I remember tripping over 1 Timothy 2:15 a few years back. When I read it, it stopped me abruptly in my tracks. The verse states, “Yet she will be saved through childbearing-if they continue in faith and love and holiness with self-control.” “Saved through childbearing” hit me hard. But context is everything. One cannot and should not base theology on a single verse. First the context within the chapter. Paul writes that women “should adorn themselves in respectable apparel, with modesty and self-control. . .” (v. 9) It further states, “I do not permit a woman to teach or to exercise authority over a man. . .” (v. 12) The text then goes back to the original sin in the garden, pointing out that, “the woman was deceived and became a transgressor.” (v. 14) It is after this statement that Paul wrote, “Yet she will be saved through childbearing.” My research indicates that this verse is of a general nature that all women will be saved because a Savior was born (of a woman, of course). If we look further than the book of 1 Timothy to the whole of Scripture, it is clear that Paul certainly did not mean that women are individually saved by bearing children. If that were the case, I believe that 1 Corinthians 7 would read much differently. But Paul indicates time and again in his epistles that it is devotion to God that matters most.

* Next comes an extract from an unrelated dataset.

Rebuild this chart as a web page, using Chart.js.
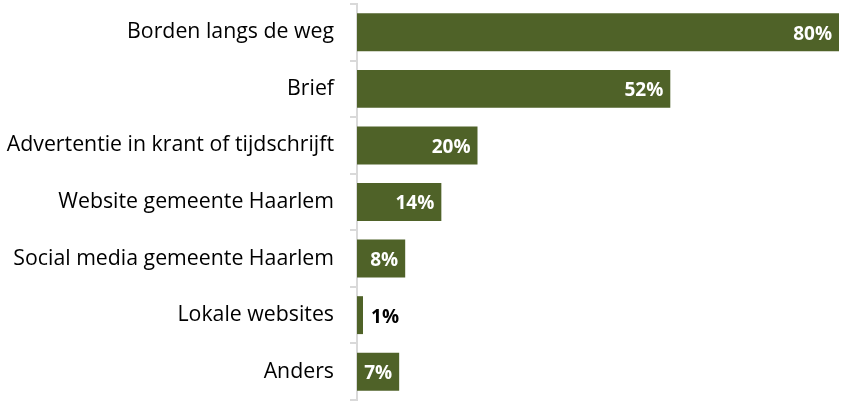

Clearly, none of us would be here if most people didn’t reproduce. I read a commentary once that stated, in effect, that childbearing is the highest calling a woman can have. I believe this to be false. The reason is not that having children is a bad thing or a bad calling, but it is not every woman’s calling. Over the centuries, God has used unmarried, childless women in a powerful way. And they were available for His calling because they were anxious for His business, rather than anxious for pleasing a husband and caring for children. I think that the highest calling for any woman is the calling that God has for her. Each of us should be seeking to know His will for our lives, and striving to “walk in a manner worthy of the calling to which [we] have been called. . .”
With our celebration of the Resurrection coming up this weekend, we should remember to boast only in our Savior who died for us and was raised again that we too might live. As the Scripture says, “Let the one who boasts, boast in the Lord.”